**PROVIDED DATA:**
________

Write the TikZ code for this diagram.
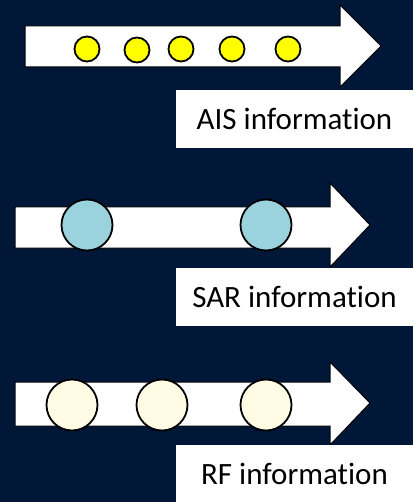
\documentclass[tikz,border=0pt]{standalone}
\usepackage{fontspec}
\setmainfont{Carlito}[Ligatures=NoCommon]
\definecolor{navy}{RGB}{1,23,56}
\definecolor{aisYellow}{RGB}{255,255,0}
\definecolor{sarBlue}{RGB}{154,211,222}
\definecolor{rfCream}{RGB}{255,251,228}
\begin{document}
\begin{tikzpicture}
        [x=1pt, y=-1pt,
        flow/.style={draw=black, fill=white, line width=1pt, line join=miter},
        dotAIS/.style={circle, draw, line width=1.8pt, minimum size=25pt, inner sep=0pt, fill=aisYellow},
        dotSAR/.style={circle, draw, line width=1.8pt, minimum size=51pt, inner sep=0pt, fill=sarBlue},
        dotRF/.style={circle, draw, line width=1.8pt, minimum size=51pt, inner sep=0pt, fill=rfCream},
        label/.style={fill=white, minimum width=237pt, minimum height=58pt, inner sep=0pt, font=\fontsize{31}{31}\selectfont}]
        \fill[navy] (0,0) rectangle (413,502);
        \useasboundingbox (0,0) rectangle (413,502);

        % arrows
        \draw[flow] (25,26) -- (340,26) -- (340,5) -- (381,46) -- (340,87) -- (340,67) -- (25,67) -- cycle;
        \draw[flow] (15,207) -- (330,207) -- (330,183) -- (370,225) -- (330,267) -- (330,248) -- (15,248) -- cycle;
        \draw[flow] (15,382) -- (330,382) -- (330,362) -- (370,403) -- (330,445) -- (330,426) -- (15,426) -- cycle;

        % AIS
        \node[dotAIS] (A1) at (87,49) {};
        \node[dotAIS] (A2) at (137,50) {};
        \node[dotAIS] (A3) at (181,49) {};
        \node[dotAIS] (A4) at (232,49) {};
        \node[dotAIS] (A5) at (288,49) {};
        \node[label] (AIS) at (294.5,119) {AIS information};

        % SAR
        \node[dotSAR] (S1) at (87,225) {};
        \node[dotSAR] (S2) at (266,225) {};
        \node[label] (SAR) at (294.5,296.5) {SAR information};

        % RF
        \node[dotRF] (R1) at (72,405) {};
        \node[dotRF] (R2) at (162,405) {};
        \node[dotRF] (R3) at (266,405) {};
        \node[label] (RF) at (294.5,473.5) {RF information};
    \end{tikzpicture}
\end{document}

________

Leave the images out and output the remaining material exactly as it stands.

**EXERCISE SOLUTION:**
Write the TikZ code for this diagram.
\documentclass[tikz,border=0pt]{standalone}
\usepackage{fontspec}
\setmainfont{Carlito}[Ligatures=NoCommon]
\definecolor{navy}{RGB}{1,23,56}
\definecolor{aisYellow}{RGB}{255,255,0}
\definecolor{sarBlue}{RGB}{154,211,222}
\definecolor{rfCream}{RGB}{255,251,228}
\begin{document}
\begin{tikzpicture}
        [x=1pt, y=-1pt,
        flow/.style={draw=black, fill=white, line width=1pt, line join=miter},
        dotAIS/.style={circle, draw, line width=1.8pt, minimum size=25pt, inner sep=0pt, fill=aisYellow},
        dotSAR/.style={circle, draw, line width=1.8pt, minimum size=51pt, inner sep=0pt, fill=sarBlue},
        dotRF/.style={circle, draw, line width=1.8pt, minimum size=51pt, inner sep=0pt, fill=rfCream},
        label/.style={fill=white, minimum width=237pt, minimum height=58pt, inner sep=0pt, font=\fontsize{31}{31}\selectfont}]
        \fill[navy] (0,0) rectangle (413,502);
        \useasboundingbox (0,0) rectangle (413,502);

        % arrows
        \draw[flow] (25,26) -- (340,26) -- (340,5) -- (381,46) -- (340,87) -- (340,67) -- (25,67) -- cycle;
        \draw[flow] (15,207) -- (330,207) -- (330,183) -- (370,225) -- (330,267) -- (330,248) -- (15,248) -- cycle;
        \draw[flow] (15,382) -- (330,382) -- (330,362) -- (370,403) -- (330,445) -- (330,426) -- (15,426) -- cycle;

        % AIS
        \node[dotAIS] (A1) at (87,49) {};
        \node[dotAIS] (A2) at (137,50) {};
        \node[dotAIS] (A3) at (181,49) {};
        \node[dotAIS] (A4) at (232,49) {};
        \node[dotAIS] (A5) at (288,49) {};
        \node[label] (AIS) at (294.5,119) {AIS information};

        % SAR
        \node[dotSAR] (S1) at (87,225) {};
        \node[dotSAR] (S2) at (266,225) {};
        \node[label] (SAR) at (294.5,296.5) {SAR information};

        % RF
        \node[dotRF] (R1) at (72,405) {};
        \node[dotRF] (R2) at (162,405) {};
        \node[dotRF] (R3) at (266,405) {};
        \node[label] (RF) at (294.5,473.5) {RF information};
    \end{tikzpicture}
\end{document}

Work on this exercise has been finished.